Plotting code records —

----------

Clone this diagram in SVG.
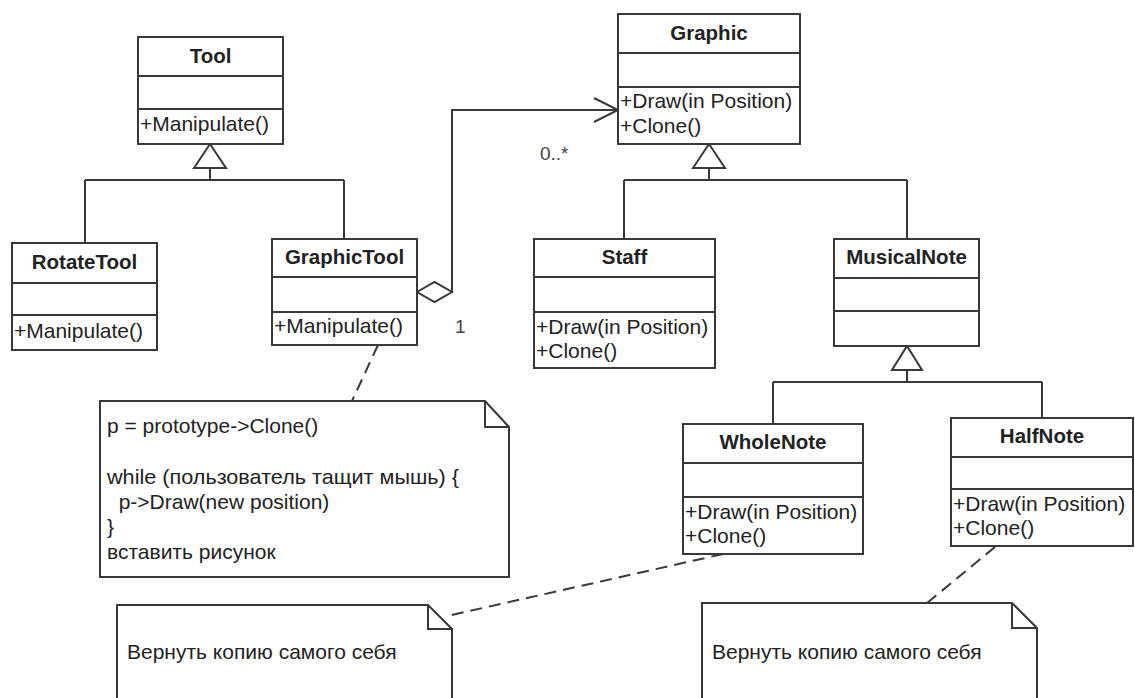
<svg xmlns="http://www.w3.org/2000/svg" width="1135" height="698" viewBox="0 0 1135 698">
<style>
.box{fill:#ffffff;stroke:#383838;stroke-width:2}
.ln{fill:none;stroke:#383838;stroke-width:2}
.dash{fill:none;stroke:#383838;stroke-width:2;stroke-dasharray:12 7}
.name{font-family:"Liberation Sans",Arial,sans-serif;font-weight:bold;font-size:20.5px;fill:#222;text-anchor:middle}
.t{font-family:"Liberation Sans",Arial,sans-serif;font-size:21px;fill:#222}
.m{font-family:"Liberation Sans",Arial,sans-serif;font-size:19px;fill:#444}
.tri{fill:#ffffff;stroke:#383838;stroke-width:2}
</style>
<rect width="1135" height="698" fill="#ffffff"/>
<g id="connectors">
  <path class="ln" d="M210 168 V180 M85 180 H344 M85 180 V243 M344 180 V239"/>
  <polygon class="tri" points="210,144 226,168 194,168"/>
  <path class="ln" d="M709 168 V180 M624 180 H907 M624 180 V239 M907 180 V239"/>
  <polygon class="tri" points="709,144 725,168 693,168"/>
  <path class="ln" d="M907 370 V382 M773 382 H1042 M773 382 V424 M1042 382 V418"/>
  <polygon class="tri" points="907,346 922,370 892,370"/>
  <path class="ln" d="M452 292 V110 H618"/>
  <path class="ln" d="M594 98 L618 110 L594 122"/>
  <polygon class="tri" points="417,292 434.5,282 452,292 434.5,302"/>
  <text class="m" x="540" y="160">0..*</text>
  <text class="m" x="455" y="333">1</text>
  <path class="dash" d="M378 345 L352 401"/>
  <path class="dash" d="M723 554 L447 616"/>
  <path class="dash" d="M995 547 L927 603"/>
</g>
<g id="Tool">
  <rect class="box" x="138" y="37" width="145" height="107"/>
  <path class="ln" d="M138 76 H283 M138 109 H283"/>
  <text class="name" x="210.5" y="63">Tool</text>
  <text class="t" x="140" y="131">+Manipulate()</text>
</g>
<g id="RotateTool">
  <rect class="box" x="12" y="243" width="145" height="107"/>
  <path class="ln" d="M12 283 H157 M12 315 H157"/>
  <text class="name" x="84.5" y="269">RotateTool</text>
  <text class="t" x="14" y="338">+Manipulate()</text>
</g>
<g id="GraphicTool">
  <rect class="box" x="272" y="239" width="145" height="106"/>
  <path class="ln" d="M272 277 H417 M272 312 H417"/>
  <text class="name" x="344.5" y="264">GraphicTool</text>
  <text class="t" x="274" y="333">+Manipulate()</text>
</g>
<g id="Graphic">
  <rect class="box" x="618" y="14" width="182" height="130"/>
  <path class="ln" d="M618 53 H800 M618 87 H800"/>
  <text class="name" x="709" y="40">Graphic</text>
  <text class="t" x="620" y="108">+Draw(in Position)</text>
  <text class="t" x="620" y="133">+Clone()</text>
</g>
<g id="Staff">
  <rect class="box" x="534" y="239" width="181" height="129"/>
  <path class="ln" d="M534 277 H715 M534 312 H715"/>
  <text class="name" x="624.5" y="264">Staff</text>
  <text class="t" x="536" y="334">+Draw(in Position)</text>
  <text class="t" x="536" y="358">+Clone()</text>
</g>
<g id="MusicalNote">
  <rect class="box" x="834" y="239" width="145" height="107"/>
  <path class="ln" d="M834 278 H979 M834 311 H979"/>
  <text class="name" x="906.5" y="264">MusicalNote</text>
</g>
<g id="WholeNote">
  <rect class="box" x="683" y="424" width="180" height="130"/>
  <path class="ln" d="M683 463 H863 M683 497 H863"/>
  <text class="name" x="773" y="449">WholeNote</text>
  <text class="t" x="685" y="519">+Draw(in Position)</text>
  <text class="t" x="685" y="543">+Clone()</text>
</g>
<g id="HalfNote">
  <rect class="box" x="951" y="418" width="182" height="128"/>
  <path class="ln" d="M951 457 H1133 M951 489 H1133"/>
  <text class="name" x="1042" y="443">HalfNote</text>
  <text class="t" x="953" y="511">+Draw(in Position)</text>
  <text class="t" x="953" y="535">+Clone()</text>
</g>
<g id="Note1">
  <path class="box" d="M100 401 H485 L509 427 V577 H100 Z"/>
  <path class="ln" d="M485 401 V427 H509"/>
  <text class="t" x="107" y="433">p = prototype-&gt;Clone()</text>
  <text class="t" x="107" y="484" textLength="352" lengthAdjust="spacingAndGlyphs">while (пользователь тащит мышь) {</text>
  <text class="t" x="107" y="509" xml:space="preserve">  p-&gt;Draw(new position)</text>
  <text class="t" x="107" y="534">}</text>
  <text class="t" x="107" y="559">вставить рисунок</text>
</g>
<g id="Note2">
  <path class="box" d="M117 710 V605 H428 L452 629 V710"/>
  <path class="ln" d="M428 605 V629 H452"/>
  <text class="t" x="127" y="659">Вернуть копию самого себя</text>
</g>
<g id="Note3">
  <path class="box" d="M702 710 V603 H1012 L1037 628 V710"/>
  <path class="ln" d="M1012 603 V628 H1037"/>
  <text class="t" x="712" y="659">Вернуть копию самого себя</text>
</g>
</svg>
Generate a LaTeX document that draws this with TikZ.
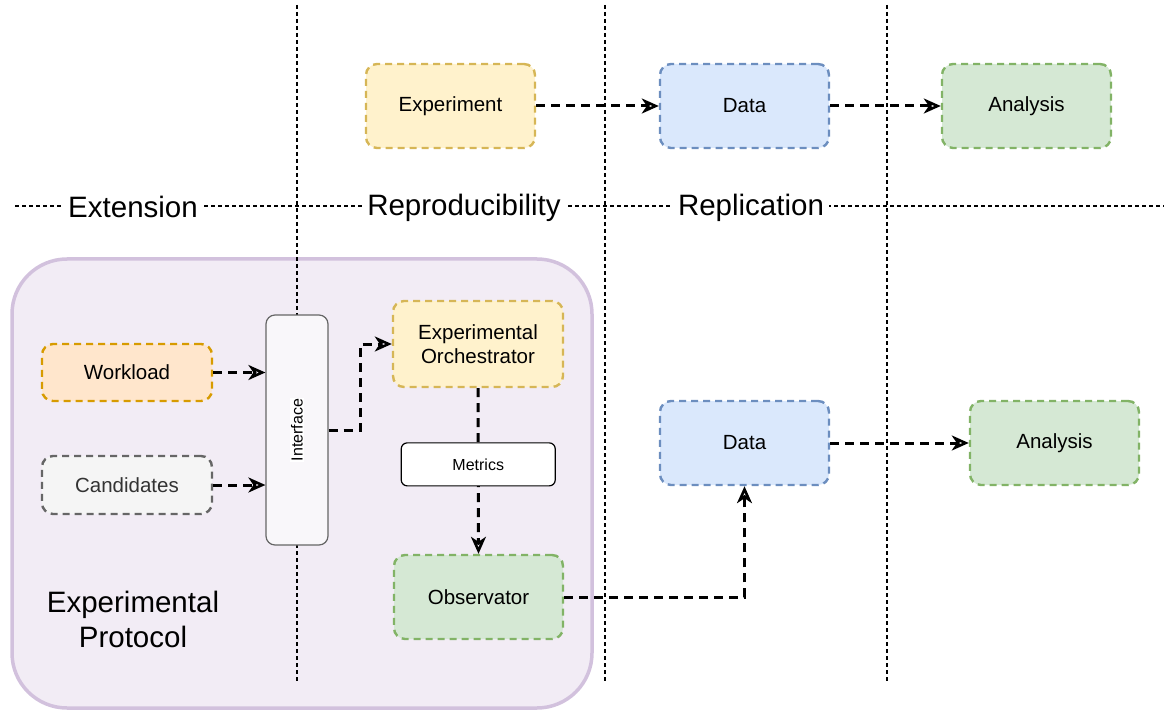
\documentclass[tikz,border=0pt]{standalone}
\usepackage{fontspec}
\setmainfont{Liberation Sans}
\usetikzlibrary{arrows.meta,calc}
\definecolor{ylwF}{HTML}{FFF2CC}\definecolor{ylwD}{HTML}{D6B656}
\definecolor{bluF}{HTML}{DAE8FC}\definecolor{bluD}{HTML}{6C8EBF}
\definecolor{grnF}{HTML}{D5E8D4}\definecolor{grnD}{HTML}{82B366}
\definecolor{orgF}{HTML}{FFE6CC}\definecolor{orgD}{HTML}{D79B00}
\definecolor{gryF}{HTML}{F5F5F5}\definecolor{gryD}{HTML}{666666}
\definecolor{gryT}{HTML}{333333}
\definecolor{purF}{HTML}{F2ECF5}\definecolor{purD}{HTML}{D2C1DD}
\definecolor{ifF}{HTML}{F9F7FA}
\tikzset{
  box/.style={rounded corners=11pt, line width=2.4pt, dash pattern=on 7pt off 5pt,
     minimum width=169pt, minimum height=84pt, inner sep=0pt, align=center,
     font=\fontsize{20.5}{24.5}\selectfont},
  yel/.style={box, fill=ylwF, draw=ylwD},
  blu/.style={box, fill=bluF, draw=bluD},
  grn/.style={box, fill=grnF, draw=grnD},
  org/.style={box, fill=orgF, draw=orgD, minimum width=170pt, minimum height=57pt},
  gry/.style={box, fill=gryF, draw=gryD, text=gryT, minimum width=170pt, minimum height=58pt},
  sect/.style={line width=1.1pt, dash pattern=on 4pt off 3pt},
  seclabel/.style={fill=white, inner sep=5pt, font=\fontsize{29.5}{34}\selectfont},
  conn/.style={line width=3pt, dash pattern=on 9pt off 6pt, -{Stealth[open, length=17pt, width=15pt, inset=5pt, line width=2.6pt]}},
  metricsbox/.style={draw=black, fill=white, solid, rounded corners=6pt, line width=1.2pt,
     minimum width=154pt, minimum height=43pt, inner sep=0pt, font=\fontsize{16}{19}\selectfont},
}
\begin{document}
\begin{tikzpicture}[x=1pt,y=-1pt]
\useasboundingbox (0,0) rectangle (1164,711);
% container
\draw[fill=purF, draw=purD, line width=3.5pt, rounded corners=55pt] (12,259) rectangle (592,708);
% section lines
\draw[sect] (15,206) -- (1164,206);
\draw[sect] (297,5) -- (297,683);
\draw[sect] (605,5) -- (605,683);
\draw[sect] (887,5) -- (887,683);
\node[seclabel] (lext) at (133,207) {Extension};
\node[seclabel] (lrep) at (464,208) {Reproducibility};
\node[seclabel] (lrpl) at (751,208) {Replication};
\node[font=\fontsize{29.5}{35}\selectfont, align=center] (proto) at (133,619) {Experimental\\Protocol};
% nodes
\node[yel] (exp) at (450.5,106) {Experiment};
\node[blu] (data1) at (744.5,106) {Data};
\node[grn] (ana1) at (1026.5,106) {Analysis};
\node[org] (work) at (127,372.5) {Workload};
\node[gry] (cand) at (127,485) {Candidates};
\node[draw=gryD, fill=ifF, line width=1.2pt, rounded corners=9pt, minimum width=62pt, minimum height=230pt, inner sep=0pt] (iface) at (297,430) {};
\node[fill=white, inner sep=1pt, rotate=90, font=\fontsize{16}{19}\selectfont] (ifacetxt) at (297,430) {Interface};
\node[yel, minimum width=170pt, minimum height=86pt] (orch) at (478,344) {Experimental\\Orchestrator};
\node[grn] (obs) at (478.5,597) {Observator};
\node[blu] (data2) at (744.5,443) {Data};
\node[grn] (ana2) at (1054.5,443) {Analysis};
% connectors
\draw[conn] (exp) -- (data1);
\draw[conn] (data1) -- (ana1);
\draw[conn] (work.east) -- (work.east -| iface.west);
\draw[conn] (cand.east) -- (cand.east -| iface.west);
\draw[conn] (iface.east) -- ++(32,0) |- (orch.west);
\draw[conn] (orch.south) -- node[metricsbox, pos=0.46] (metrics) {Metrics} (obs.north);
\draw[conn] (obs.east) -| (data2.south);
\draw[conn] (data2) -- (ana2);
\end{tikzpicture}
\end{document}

----------

WHAT THE TASK REQUIRES — Gather up the lines containing the word "this" from these records and copy them.

FINAL RESULT —
Clone this diagram in SVG.
Generate a LaTeX document that draws this with TikZ.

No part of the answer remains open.